(Plotting code records)
● ● ●

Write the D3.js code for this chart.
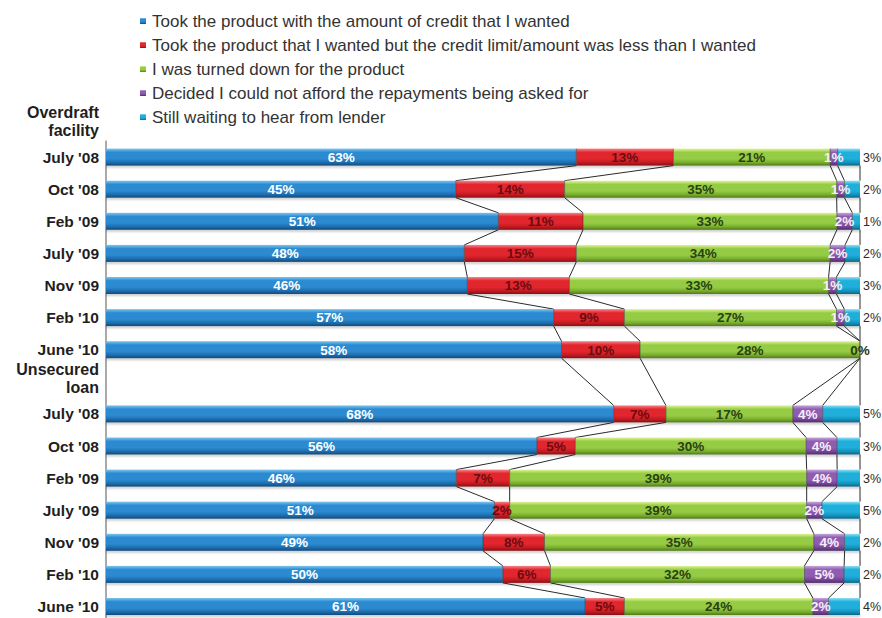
<!DOCTYPE html>
<html>
<head>
<meta charset="utf-8">
<script src="https://cdn.jsdelivr.net/npm/d3@7"></script>
<style>
  html, body { margin: 0; padding: 0; background: #fff; }
  svg { display: block; font-family: Arial, "Liberation Sans", sans-serif; }
</style>
</head>
<body>
<svg id="chart" width="882" height="618"></svg>
<script>
// Survey periods and product groups
const periods = ["July '08", "Oct '08", "Feb '09", "July '09", "Nov '09", "Feb '10", "June '10"];
const groupLines = [["Overdraft", "facility"], ["Unsecured", "loan"]];

// Outcome categories (legend order = stacking order)
const outcomes = [
  "Took the product with the amount of credit that I wanted",
  "Took the product that I wanted but the credit limit/amount was less than I wanted",
  "I was turned down for the product",
  "Decided I could not afford the repayments being asked for",
  "Still waiting to hear from lender"
];

// Overdraft facility (%)
const overdraftGotFull      = [63, 45, 51, 48, 46, 57, 58];
const overdraftGotLess      = [13, 14, 11, 15, 13, 9, 10];
const overdraftTurnedDown   = [21, 35, 33, 34, 33, 27, 28];
const overdraftCantAfford   = [1, 1, 2, 2, 1, 1, 0];
const overdraftStillWaiting = [3, 2, 1, 2, 3, 2, null];

// Unsecured loan (%)
const loanGotFull      = [68, 56, 46, 51, 49, 50, 61];
const loanGotLess      = [7, 5, 7, 2, 8, 6, 5];
const loanTurnedDown   = [17, 30, 39, 39, 35, 32, 24];
const loanCantAfford   = [4, 4, 4, 2, 4, 5, 2];
const loanStillWaiting = [5, 3, 3, 5, 2, 2, 4];

const groupSeries = [
  [overdraftGotFull, overdraftGotLess, overdraftTurnedDown, overdraftCantAfford, overdraftStillWaiting],
  [loanGotFull, loanGotLess, loanTurnedDown, loanCantAfford, loanStillWaiting]
];

// Palette: [top highlight, body, lower body, bottom edge]
const palettes = [
  ["#7cc6f0", "#2b8ad0", "#1d6cad", "#12497a"],
  ["#f5858a", "#e2262e", "#c21a21", "#861013"],
  ["#e2f59a", "#96cc45", "#78ad2c", "#4e7a18"],
  ["#c4a8dc", "#8f5db0", "#774596", "#502b68"],
  ["#8fe0f5", "#1fafda", "#1292bd", "#0b6688"]
];
const labelColors = ["#ffffff", "#6a0c0f", "#2a4111", "#f5eefa", "#333333"];

const svg = d3.select("#chart");
const defs = svg.append("defs");

palettes.forEach((p, i) => {
  const g = defs.append("linearGradient")
    .attr("id", "grad" + i).attr("x1", 0).attr("y1", 0).attr("x2", 0).attr("y2", 1);
  g.append("stop").attr("offset", "0%").attr("stop-color", p[0]);
  g.append("stop").attr("offset", "22%").attr("stop-color", p[1]);
  g.append("stop").attr("offset", "60%").attr("stop-color", p[1]);
  g.append("stop").attr("offset", "82%").attr("stop-color", p[2]);
  g.append("stop").attr("offset", "100%").attr("stop-color", p[3]);
});
defs.append("filter").attr("id", "soft").attr("x", "-5%").attr("y", "-50%").attr("width", "110%").attr("height", "200%")
  .append("feGaussianBlur").attr("stdDeviation", 1.2);

// Scales
const x = d3.scaleLinear().domain([0, 100]).range([106, 860]);
const rowKeys = [];
groupLines.forEach((_, g) => {
  rowKeys.push("head-" + g);
  periods.forEach(p => rowKeys.push(g + "|" + p));
});
const y = d3.scalePoint().domain(rowKeys).range([125, 606.5]);
const barH = 17;

// Build rows with cumulative (normalised) positions
const rows = [];
groupSeries.forEach((series, g) => {
  periods.forEach((p, i) => {
    const vals = series.map(s => s[i]);
    const total = d3.sum(vals, v => v ?? 0);
    let cum = 0;
    const segs = vals.map((v, k) => {
      const start = cum / total * 100;
      cum += (v ?? 0);
      return { k, value: v, x0: start, x1: cum / total * 100 };
    });
    rows.push({ key: g + "|" + p, period: p, group: g, segs });
  });
});

// Left axis line
svg.append("line")
  .attr("x1", x(0)).attr("x2", x(0))
  .attr("y1", y(rowKeys[1]) - barH / 2 - 8).attr("y2", 618)
  .attr("stroke", "#555").attr("stroke-width", 1);

// Connector lines between consecutive bars, at each segment boundary
const links = svg.append("g").attr("stroke", "#2b2b2b").attr("stroke-width", 1).attr("fill", "none");
for (let r = 0; r < rows.length - 1; r++) {
  const a = rows[r], b = rows[r + 1];
  for (let k = 0; k < 5; k++) {
    links.append("line")
      .attr("x1", x(a.segs[k].x1)).attr("y1", y(a.key) + barH / 2)
      .attr("x2", x(b.segs[k].x1)).attr("y2", y(b.key) - barH / 2);
  }
}

// Bars
const barG = svg.append("g");
rows.forEach(row => {
  const cy = y(row.key);
  barG.append("rect")
    .attr("x", x(0)).attr("y", cy + barH / 2 - 1)
    .attr("width", x(100) - x(0)).attr("height", 3)
    .attr("fill", "#000").attr("opacity", 0.2).attr("filter", "url(#soft)");
  row.segs.forEach(s => {
    if (s.x1 - s.x0 <= 0) return;
    barG.append("rect")
      .attr("x", x(s.x0)).attr("y", cy - barH / 2)
      .attr("width", x(s.x1) - x(s.x0)).attr("height", barH)
      .attr("fill", `url(#grad${s.k})`);
  });
  // dark edges at segment joins
  row.segs.slice(0, 4).forEach(s => {
    barG.append("line")
      .attr("x1", x(s.x1)).attr("x2", x(s.x1))
      .attr("y1", cy - barH / 2).attr("y2", cy + barH / 2)
      .attr("stroke", "#333").attr("stroke-width", 0.8).attr("opacity", 0.7);
  });
});

// Value labels
const labG = svg.append("g").attr("font-size", 13.5).attr("font-weight", "bold");
rows.forEach(row => {
  const cy = y(row.key);
  row.segs.forEach(s => {
    if (s.value === null) return;
    const t = labG.append("text").attr("y", cy).attr("dy", "0.36em").text(s.value + "%");
    if (s.k === 4) {
      t.attr("x", 863).attr("text-anchor", "start")
        .attr("font-weight", "normal").attr("font-size", 12.5).attr("fill", "#2a2a2a");
    } else {
      t.attr("x", x((s.x0 + s.x1) / 2)).attr("text-anchor", "middle")
        .attr("fill", s.value === 0 ? "#2a3a14" : labelColors[s.k]);
    }
  });
});

// Category labels
const catG = svg.append("g").attr("font-weight", "bold").attr("fill", "#1e1e1e").attr("text-anchor", "end");
rows.forEach(row => {
  catG.append("text").attr("x", 99).attr("y", y(row.key)).attr("dy", "0.36em")
    .attr("font-size", 15.5).text(row.period);
});
groupLines.forEach((lines, g) => {
  const cy = y("head-" + g);
  lines.forEach((ln, j) => {
    catG.append("text").attr("x", 99).attr("y", cy - 7 + j * 18)
      .attr("font-size", 16).text(ln);
  });
});

// Legend
const legG = svg.append("g");
outcomes.forEach((name, i) => {
  const cy = 21 + i * 24;
  legG.append("rect").attr("x", 140).attr("y", cy - 3).attr("width", 6).attr("height", 6)
    .attr("fill", `url(#grad${i})`);
  legG.append("text").attr("x", 152).attr("y", cy).attr("dy", "0.35em")
    .attr("font-size", 17).attr("fill", "#333").text(name);
});
</script>
</body>
</html>
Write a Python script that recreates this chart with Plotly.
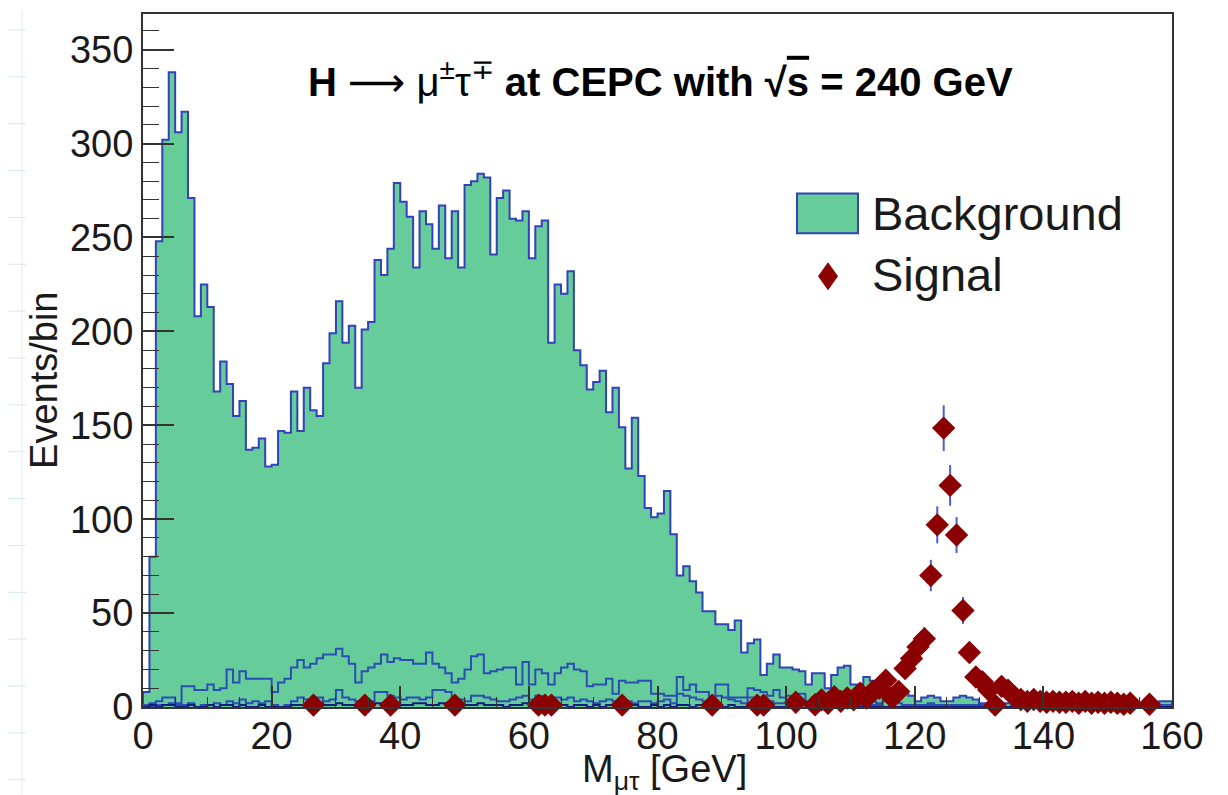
import numpy as np
import plotly.graph_objects as go

# ---------------- data (1 GeV bins from 0 to 160) ----------------
x_lo, x_hi = 0, 160

background = [
    8, 80, 248, 302, 338, 306, 317, 271, 208, 225,
    213, 168, 184, 172, 155, 163, 137, 138, 143, 128,
    129, 147, 146, 168, 147, 170, 158, 155, 183, 199,
    216, 194, 203, 170, 201, 205, 238, 230, 244, 279,
    269, 261, 234, 264, 257, 244, 267, 239, 264, 234,
    278, 280, 284, 282, 241, 271, 275, 260, 259, 264,
    239, 256, 259, 194, 225, 220, 232, 190, 182, 169,
    173, 179, 157, 170, 149, 127, 154, 123, 106, 101,
    103, 115, 92, 70, 75, 67, 61, 51, 51, 44,
    44, 41, 46, 29, 34, 36, 17, 23, 28, 21,
    21, 20, 19, 12, 18, 18, 10, 17, 21, 22,
    12, 12, 16, 14, 14, 12, 10, 9, 7, 6,
    3, 5, 6, 5, 3, 3, 5, 6, 5, 4,
    2, 2, 3, 2, 2, 2, 1, 2, 2, 1,
    2, 2, 1, 2, 2, 1, 2, 1, 2, 2,
    1, 2, 1, 2, 1, 2, 2, 2, 3, 3,
]

component_a = [
    1, 2, 3, 5, 5, 2, 11, 11, 9, 9,
    12, 9, 10, 20, 13, 19, 15, 15, 15, 15,
    8, 13, 15, 21, 25, 21, 23, 26, 28, 28,
    31, 27, 23, 13, 19, 21, 23, 28, 24, 26,
    25, 25, 23, 23, 29, 23, 21, 18, 13, 15,
    20, 27, 28, 18, 19, 20, 21, 21, 12, 24,
    12, 20, 18, 12, 18, 21, 23, 20, 19, 11,
    12, 12, 15, 7, 14, 13, 13, 14, 14, 7,
    7, 6, 6, 16, 9, 12, 8, 8, 5, 12,
    12, 5, 5, 5, 10, 9, 8, 6, 9, 5,
    6, 4, 7, 3, 5, 4, 3, 5, 4, 3,
    3, 2, 4, 3, 2, 3, 2, 2, 1, 1,
    1, 1, 2, 1, 1, 1, 1, 1, 1, 1,
    1, 0, 1, 1, 0, 1, 0, 1, 0, 1,
    0, 1, 0, 0, 1, 0, 0, 1, 0, 0,
    1, 0, 0, 1, 0, 0, 1, 0, 1, 1,
]

component_b = [
    0, 0, 1, 1, 2, 1, 1, 2, 0, 1,
    1, 2, 1, 3, 2, 4, 2, 3, 2, 3,
    1, 0, 1, 3, 5, 4, 3, 5, 3, 4,
    9, 5, 4, 3, 2, 3, 8, 8, 6, 5,
    4, 5, 5, 4, 5, 9, 9, 8, 4, 4,
    3, 6, 6, 5, 4, 3, 3, 4, 5, 6,
    4, 6, 3, 4, 5, 4, 5, 3, 4, 3,
    2, 3, 4, 3, 4, 3, 2, 3, 3, 2,
    3, 4, 2, 7, 6, 5, 4, 3, 2, 6,
    5, 4, 3, 2, 5, 4, 3, 3, 2, 2,
    2, 1, 2, 1, 1, 1, 2, 1, 1, 1,
    1, 1, 0, 1, 1, 0, 1, 0, 0, 1,
    0, 0, 1, 0, 0, 1, 0, 0, 0, 0,
    0, 0, 0, 0, 0, 0, 0, 0, 0, 0,
    0, 0, 0, 0, 0, 0, 0, 0, 0, 0,
    0, 0, 0, 0, 0, 0, 0, 0, 0, 1,
]

component_c = [
    0, 1, 0, 1, 1, 0, 0, 1, 0, 0,
    1, 0, 1, 1, 0, 1, 0, 0, 1, 0,
    0, 0, 0, 1, 1, 0, 1, 2, 1, 1,
    2, 1, 1, 0, 1, 1, 2, 1, 2, 2,
    1, 1, 2, 2, 1, 1, 2, 1, 1, 2,
    1, 1, 2, 1, 1, 1, 0, 1, 1, 2,
    1, 1, 0, 1, 1, 1, 0, 1, 1, 0,
    1, 0, 1, 1, 0, 1, 1, 0, 0, 1,
    0, 1, 0, 1, 1, 0, 1, 0, 0, 1,
    0, 1, 0, 0, 1, 0, 0, 1, 0, 0,
    0, 0, 1, 0, 0, 0, 1, 0, 0, 0,
    0, 0, 0, 0, 0, 0, 0, 0, 0, 0,
    0, 0, 0, 0, 0, 0, 0, 0, 0, 0,
    0, 0, 0, 0, 0, 0, 0, 0, 0, 0,
    0, 0, 0, 0, 0, 0, 0, 0, 0, 0,
    0, 0, 0, 0, 0, 0, 0, 0, 0, 0,
]

signal = [
    0, 0, 0, 0, 0, 0, 0, 0, 0, 0,
    0, 0, 0, 0, 0, 0, 0, 0, 0, 0,
    0, 0, 0, 0, 0, 0, 1, 0, 0, 0,
    0, 0, 0, 0, 1, 0, 0, 0, 1, 0,
    0, 0, 0, 0, 0, 0, 0, 0, 1, 0,
    0, 0, 0, 0, 0, 0, 0, 0, 0, 0,
    0, 1, 1, 1, 0, 0, 0, 0, 0, 0,
    0, 0, 0, 0, 1, 0, 0, 0, 0, 0,
    0, 0, 0, 0, 0, 0, 0, 0, 1, 0,
    0, 0, 0, 0, 0, 1, 1, 0, 0, 0,
    0, 2.5, 0, 0, 1.2, 3.8, 2, 5.5, 3, 4.8,
    3.8, 7.4, 4.8, 8.3, 10, 14.3, 5, 8.3, 20.5, 25.8,
    32, 36.4, 70, 97, 148.5, 118, 91.6, 51.4, 29, 16,
    13.5, 9, 1, 11, 9, 5.5, 4, 3, 4, 3,
    2.5, 3, 2.5, 2.5, 3, 2, 3, 2, 2.5, 2,
    2.5, 2, 1.5, 2, 0, 0, 1.5, 0, 0, 0,
]

x_ticks = [0, 20, 40, 60, 80, 100, 120, 140, 160]
y_ticks = [0, 50, 100, 150, 200, 250, 300, 350]
y_max = 369

# ---------------- helpers ----------------
n_bins = len(background)
edges = np.linspace(x_lo, x_hi, n_bins + 1)
centers = 0.5 * (edges[:-1] + edges[1:])


def step_xy(values):
    xs = [edges[0]] + list(edges[:-1]) + [edges[-1], edges[-1]]
    ys = [0] + list(values) + [values[-1], 0]
    return xs, ys


FONT = "Liberation Sans, Arial, Helvetica, sans-serif"
GREEN = "#66cc99"
BLUE = "#3342b8"
COMP = "#2a4fb4"
NAVY = "#141c7c"
RED = "#8b0000"
FRAME = "#333333"

fig = go.Figure()

bx, by = step_xy(background)
fig.add_trace(go.Scatter(x=bx, y=by, mode="lines", line=dict(shape="hv", color=BLUE, width=2),
                         fill="tozeroy", fillcolor=GREEN, name="Background", showlegend=False,
                         hoverinfo="skip"))

for comp, col in ((component_a, COMP), (component_b, COMP), (component_c, NAVY)):
    cx, cy = step_xy(comp)
    fig.add_trace(go.Scatter(x=cx, y=cy, mode="lines", line=dict(shape="hv", color=col, width=2),
                             showlegend=False, hoverinfo="skip"))

sig = np.array(signal, dtype=float)
mask = sig > 0
fig.add_trace(go.Scatter(
    x=centers[mask], y=sig[mask], mode="markers",
    marker=dict(symbol="diamond", size=18, color=RED, line=dict(width=0)),
    error_y=dict(type="data", array=np.sqrt(sig[mask]), color="#4a5fd8", thickness=2, width=0),
    cliponaxis=False, name="Signal", showlegend=False))

# ---------------- layout ----------------
# the page adds an 8 px body margin; the figure is sized so the plot frame lands
# at x 143..1172 and y 12..707 in the 1228x795 window
OFF = 8
W, H = 1228 - OFF, 795 - OFF
L, R, T, B = 143 - OFF, 56, 12 - OFF, 88
pw, ph = W - L - R, H - T - B


def px_x(p):
    return (p - OFF - L) / pw


def px_y(p):
    return (H - B - (p - OFF)) / ph


fig.update_layout(
    width=W, height=H,
    margin=dict(l=L, r=R, t=T, b=B),
    paper_bgcolor="white", plot_bgcolor="white",
    font=dict(family=FONT, color="#1a1a1a"),
    showlegend=False,
)

fig.update_xaxes(range=[x_lo, x_hi], tickvals=x_ticks, ticks="inside", ticklen=21, tickwidth=1.5,
                 tickcolor=FRAME, showline=True, linecolor=FRAME, linewidth=2, mirror=True,
                 showgrid=False, zeroline=False, tickfont=dict(size=38, family=FONT),
                 ticklabelstandoff=-6,
                 minor=dict(dtick=5, tick0=0, ticks="inside", ticklen=10, tickcolor=FRAME, tickwidth=1))
fig.update_yaxes(range=[0, y_max], tickvals=y_ticks, ticks="inside", ticklen=31, tickwidth=1.5,
                 tickcolor=FRAME, showline=True, linecolor=FRAME, linewidth=2, mirror=True,
                 showgrid=False, zeroline=False, tickfont=dict(size=38, family=FONT),
                 minor=dict(dtick=10, tick0=0, ticks="inside", ticklen=16, tickcolor=FRAME, tickwidth=1))

title_text = ("<b>H</b> <span style='font-family:DejaVu Sans'>⟶</span> μ<sup>±</sup>τ<sup>∓</sup> "
              "<b>at CEPC with √<span style='text-decoration:overline'>s</span> = 240 GeV</b>")

annotations = [
    dict(text=title_text, x=px_x(660), y=px_y(78), xref="paper", yref="paper", showarrow=False,
         xanchor="center", yanchor="middle", font=dict(size=40, family=FONT, color="black")),
    dict(text="M<sub>μτ</sub> [GeV]", x=px_x(664), y=px_y(772), xref="paper", yref="paper",
         showarrow=False, xanchor="center", yanchor="middle", font=dict(size=38, family=FONT)),
    dict(text="Events/bin", x=px_x(44), y=px_y(380), xref="paper", yref="paper", textangle=-90,
         showarrow=False, xanchor="center", yanchor="middle", font=dict(size=38, family=FONT)),
    dict(text="Background", x=px_x(870), y=px_y(212), xref="paper", yref="paper", showarrow=False,
         xanchor="left", yanchor="middle", font=dict(size=47, family=FONT)),
    dict(text="Signal", x=px_x(870), y=px_y(273), xref="paper", yref="paper", showarrow=False,
         xanchor="left", yanchor="middle", font=dict(size=47, family=FONT)),
]

shapes = [
    dict(type="rect", xref="paper", yref="paper", x0=px_x(797), x1=px_x(858), y0=px_y(232), y1=px_y(192),
         fillcolor=GREEN, line=dict(color=BLUE, width=2)),
    dict(type="path", xref="paper", yref="paper", xsizemode="pixel", ysizemode="pixel",
         xanchor=px_x(828), yanchor=px_y(275), path="M 0 14 L 10 0 L 0 -14 L -10 0 Z",
         fillcolor=RED, line=dict(width=0)),
]

# faint notebook-paper lines visible at the far left edge of the picture
for yy in range(28, 795, 47):
    shapes.append(dict(type="line", xref="paper", yref="paper", x0=px_x(OFF), x1=px_x(26),
                       y0=px_y(yy), y1=px_y(yy), line=dict(color="#d6e6f5", width=1), layer="below"))
shapes.append(dict(type="line", xref="paper", yref="paper", x0=px_x(22), x1=px_x(22),
                   y0=px_y(OFF), y1=px_y(795), line=dict(color="#e2ecf7", width=1), layer="below"))

fig.update_layout(annotations=annotations, shapes=shapes)

fig.write_html("out.html")
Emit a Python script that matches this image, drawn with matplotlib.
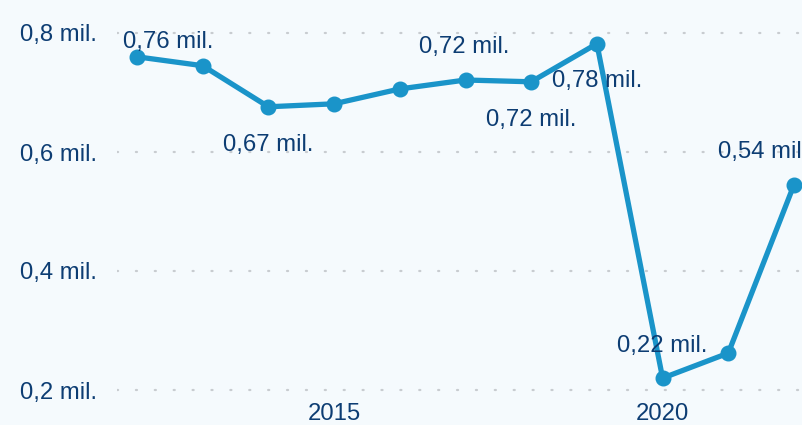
import matplotlib
matplotlib.use("Agg")
import matplotlib.pyplot as plt
from matplotlib.ticker import FixedLocator

years = [2012, 2013, 2014, 2015, 2016, 2017, 2018, 2019, 2020, 2021, 2022]
values = [0.760, 0.745, 0.676, 0.681, 0.706, 0.721, 0.718, 0.782, 0.220, 0.262, 0.545]
label_years = [2012, 2014, 2017, 2018, 2019, 2020, 2022]
label_texts = ["0,76 mil.", "0,67 mil.", "0,72 mil.", "0,72 mil.", "0,78 mil.", "0,22 mil.", "0,54 mil."]
label_offsets_px = [(31, 15), (0, -38), (-1, 33), (0, -38), (0, -37), (0, 32), (-31, 33)]
yticks = [0.2, 0.4, 0.6, 0.8]
ytick_labels = ["0,2 mil.", "0,4 mil.", "0,6 mil.", "0,8 mil."]
xticks = [2015, 2020]

W, H, DPI = 803, 425, 100
bg = "#f5fafd"
txt = "#0d3d73"
line_c = "#1a94c9"
fs = 17.2

plt.rcParams['font.family'] = ['Liberation Sans', 'DejaVu Sans']
fig = plt.figure(figsize=(W / DPI, H / DPI), dpi=DPI, facecolor=bg)
left, right, top, bottom = 117, 803, 0, 400
ax = fig.add_axes([left / W, 1 - bottom / H, (right - left) / W, (bottom - top) / H])
ax.set_facecolor(bg)

ax.plot(years, values, color=line_c, lw=3.8, marker='o', ms=10.5, solid_capstyle='round', zorder=3)

# scale: 0.2 units per 119 px, 0.8 at y=33 px
ppu_y = 119 / 0.2
ax.set_ylim(0.8 - (bottom - 33) / ppu_y, 0.8 + (33 - top) / ppu_y)
ppu_x = 65.7
ax.set_xlim(2012 - (137 - left) / ppu_x, 2022 + (right - 794) / ppu_x)

ax.yaxis.set_major_locator(FixedLocator(yticks))
ax.set_yticklabels(ytick_labels)
ax.xaxis.set_major_locator(FixedLocator(xticks))
ax.set_xticklabels([str(x) for x in xticks])
ax.tick_params(axis='y', length=0, pad=14.4, labelsize=fs, labelcolor=txt)
ax.tick_params(axis='x', length=0, pad=2, labelsize=fs, labelcolor=txt)
for s in ax.spines.values():
    s.set_visible(False)
ax.grid(axis='y', color='#c8ccd0', lw=1.6, linestyle=(0, (0.5, 8.0)), dash_capstyle='round')
ax.set_axisbelow(True)

for yr, t, (dx, dy) in zip(label_years, label_texts, label_offsets_px):
    v = values[years.index(yr)]
    ax.annotate(t, (yr, v), xytext=(dx * 72 / DPI, dy * 72 / DPI), textcoords='offset points',
                ha='center', va='center', fontsize=fs, color=txt, zorder=4, annotation_clip=False)

fig.savefig("out.png", dpi=DPI, facecolor=bg)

● ● ●

▶ OBJECTIVE
Write out, exactly and with nothing added, everything from the line with "Emit a Python" down to the line with "ax.set_xlim(2012 - (137", both included. Drop any pictures.

▶ EXERCISE SOLUTION
Emit a Python script that matches this image, drawn with matplotlib.
import matplotlib
matplotlib.use("Agg")
import matplotlib.pyplot as plt
from matplotlib.ticker import FixedLocator

years = [2012, 2013, 2014, 2015, 2016, 2017, 2018, 2019, 2020, 2021, 2022]
values = [0.760, 0.745, 0.676, 0.681, 0.706, 0.721, 0.718, 0.782, 0.220, 0.262, 0.545]
label_years = [2012, 2014, 2017, 2018, 2019, 2020, 2022]
label_texts = ["0,76 mil.", "0,67 mil.", "0,72 mil.", "0,72 mil.", "0,78 mil.", "0,22 mil.", "0,54 mil."]
label_offsets_px = [(31, 15), (0, -38), (-1, 33), (0, -38), (0, -37), (0, 32), (-31, 33)]
yticks = [0.2, 0.4, 0.6, 0.8]
ytick_labels = ["0,2 mil.", "0,4 mil.", "0,6 mil.", "0,8 mil."]
xticks = [2015, 2020]

W, H, DPI = 803, 425, 100
bg = "#f5fafd"
txt = "#0d3d73"
line_c = "#1a94c9"
fs = 17.2

plt.rcParams['font.family'] = ['Liberation Sans', 'DejaVu Sans']
fig = plt.figure(figsize=(W / DPI, H / DPI), dpi=DPI, facecolor=bg)
left, right, top, bottom = 117, 803, 0, 400
ax = fig.add_axes([left / W, 1 - bottom / H, (right - left) / W, (bottom - top) / H])
ax.set_facecolor(bg)

ax.plot(years, values, color=line_c, lw=3.8, marker='o', ms=10.5, solid_capstyle='round', zorder=3)

# scale: 0.2 units per 119 px, 0.8 at y=33 px
ppu_y = 119 / 0.2
ax.set_ylim(0.8 - (bottom - 33) / ppu_y, 0.8 + (33 - top) / ppu_y)
ppu_x = 65.7
ax.set_xlim(2012 - (137 - left) / ppu_x, 2022 + (right - 794) / ppu_x)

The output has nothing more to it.